Voice assistants started embedding LLMs to better understand and execute requests via APIs.
The industry began moving from simple “chatbots” to true AI agents.
Limitations of agents
Giving an AI agent tools and context wasn’t a fix-all solution. Each new integration, whether connecting an LLM to a database, a cloud service, or a file system, still required custom code, careful prompt engineering, and special handling for security. For every new “ability,” you often had to build a new integration from scratch.
This approach doesn’t scale:
Developers found it difficult to scale truly connected systems when every data source needed a custom integration.
The proliferation of bespoke tools led to fragile systems, where one tool’s output might not be formatted as the LLM expects, causing errors or misinterpretations.
The field needed a universal, open, secure protocol to connect any tool, data source, or resource and allow agentic systems to truly scale.
This is exactly why the Model Context Protocol (MCP) was created. MCP is the open standard designed to connect AI agents to the world of tools and data, securely, flexibly, and at scale.
A common question at this point is mcp vs agentic ai. The two aren't competing ideas. Agentic AI defines what the system can do, while MCP defines how it connects to the tools and data that make those capabilities possible.
Case study: The medical AI assistant
Dr. Lee uses an AI assistant to help with patient diagnosis.

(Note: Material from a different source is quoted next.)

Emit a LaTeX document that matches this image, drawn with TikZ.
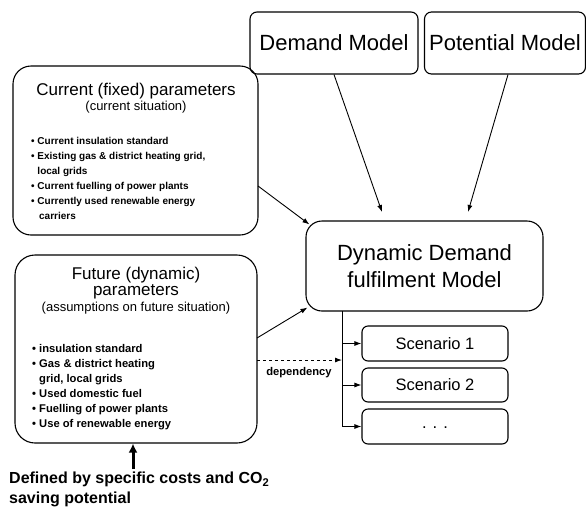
\documentclass[tikz,border=0pt]{standalone}
\usepackage{fontspec}
\setmainfont{Liberation Sans}
\usetikzlibrary{arrows.meta,calc}
\begin{document}
\begin{tikzpicture}[x=1pt,y=-1pt,
  box/.style={draw,line width=1.1pt,rounded corners=#1,inner sep=0pt,align=center},
  box/.default=6pt,
  conn/.style={line width=0.9pt,-{Latex[length=7pt,width=5pt]}},
  big/.style={font=\fontsize{22}{27}\selectfont},
  ttl/.style={font=\fontsize{17}{20}\selectfont,inner sep=0pt},
  sub/.style={font=\fontsize{13}{15}\selectfont,inner sep=0pt},
  bul/.style={font=\bfseries\fontsize{#1}{15}\selectfont,align=left,inner sep=0pt,anchor=north west},
  ]
\useasboundingbox (0,0) rectangle (586,515);

% top models
\node[box=7pt,big,minimum width=168pt,minimum height=62pt] (dem) at (334,43) {Demand Model};
\node[box=7pt,big,minimum width=161pt,minimum height=62pt] (pot) at (505,43) {Potential Model};

% dynamic model
\node[box=16pt,big,minimum width=237pt,minimum height=90pt] (dyn) at (424.5,266) {Dynamic Demand\\fulfilment Model};

% scenarios
\node[box=6pt,font=\fontsize{16.5}{20}\selectfont,minimum width=146pt,minimum height=35pt] (s1) at (435,343.5) {Scenario 1};
\node[box=6pt,font=\fontsize{16.5}{20}\selectfont,minimum width=146pt,minimum height=34pt] (s2) at (435,385) {Scenario 2};
\node[box=6pt,font=\fontsize{16.5}{20}\selectfont,minimum width=146pt,minimum height=35pt] (s3) at (435,426.5) {\raisebox{-4pt}{. . .}};

% current parameters
\node[box=18pt,minimum width=245pt,minimum height=169pt] (cur) at (135.5,150.5) {};
\node[ttl] (curT) at (136,91) {Current (fixed) parameters};
\node[sub] (curS) at (136,107) {(current situation)};
\node[bul=10] (curB) at (31,137) {• Current insulation standard\\
• Existing gas \& district heating grid,\\
\phantom{• }local grids\\
• Current fuelling of power plants\\
• Currently used renewable energy\\
\phantom{• }\,carriers};

% future parameters
\node[box=20pt,minimum width=242pt,minimum height=188pt] (fut) at (136,349) {};
\node[ttl] (futT1) at (136,275) {Future (dynamic)};
\node[ttl] (futT2) at (136,292) {parameters};
\node[sub] (futS) at (136,308.5) {(assumptions on future situation)};
\node[bul=11.2] (futB) at (32,344) {• insulation standard\\
• Gas \& district heating\\
\phantom{• }grid, local grids\\
• Used domestic fuel\\
• Fuelling of power plants\\
• Use of renewable energy};

% connectors into dynamic model
\coordinate (demT) at (382,212);
\coordinate (potT) at (468,212);
\draw[conn] (dem.south) -- (demT);
\draw[conn] ([xshift=3pt]pot.south) -- (potT);
\coordinate (curE) at (258,186);
\coordinate (futE) at (257,338);
\draw[conn] (curE) -- ([shift={(4,4)}]dyn.north west);
\draw[conn] (futE) -- ([shift={(2,-4)}]dyn.south west);

% scenario trunk
\coordinate (trunk) at (342,311);
\draw[line width=0.9pt] (trunk) -- (trunk |- s3.west);
\draw[conn] (trunk |- s1.west) -- (s1.west);
\draw[conn] (trunk |- s2.west) -- (s2.west);
\draw[conn] (trunk |- s3.west) -- (s3.west);

% dependency
\coordinate (depS) at (257,360);
\draw[line width=0.9pt,dashed,-{Latex[length=7pt,width=5pt]}] (depS) -- (depS -| trunk);
\node[font=\bfseries\fontsize{11.2}{13}\selectfont,inner sep=0pt] (dep) at (299,373) {dependency};

% bottom
\coordinate (botS) at (133,469);
\draw[line width=3pt,-{Latex[length=9pt,width=9pt]}] (botS) -- (botS |- fut.south);
\node[font=\bfseries\fontsize{16}{20}\selectfont,align=left,inner sep=0pt,anchor=north west] (defn) at (9,472) {Defined by specific costs and CO\textsubscript{2}\\saving potential};
\end{tikzpicture}
\end{document}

Initial version: The assistant is powered only by a standalone LLM. Dr. Lee asks about patient symptoms and receives advice based on general medical knowledge. But when Dr. Lee mentions recent lab results, the assistant cannot access or recall them. It can only give general information, sometimes making plausible but inaccurate guesses.
Agentic upgrade: The AI is enhanced to access patient records and current lab databases. When Dr. Lee asks for a diagnosis, the agent retrieves the patient’s latest test results, considers recent medical history, and cross-references current treatment guidelines. It provides a diagnosis grounded in up-to-date, patient-specific data and can even schedule follow-up appointments by interfacing with the clinic’s calendar system.
Questions
What specific problems did the agentic upgrade solve that the standalone LLM could not?
What risks remain if the agentic system’s integrations are brittle or insecure?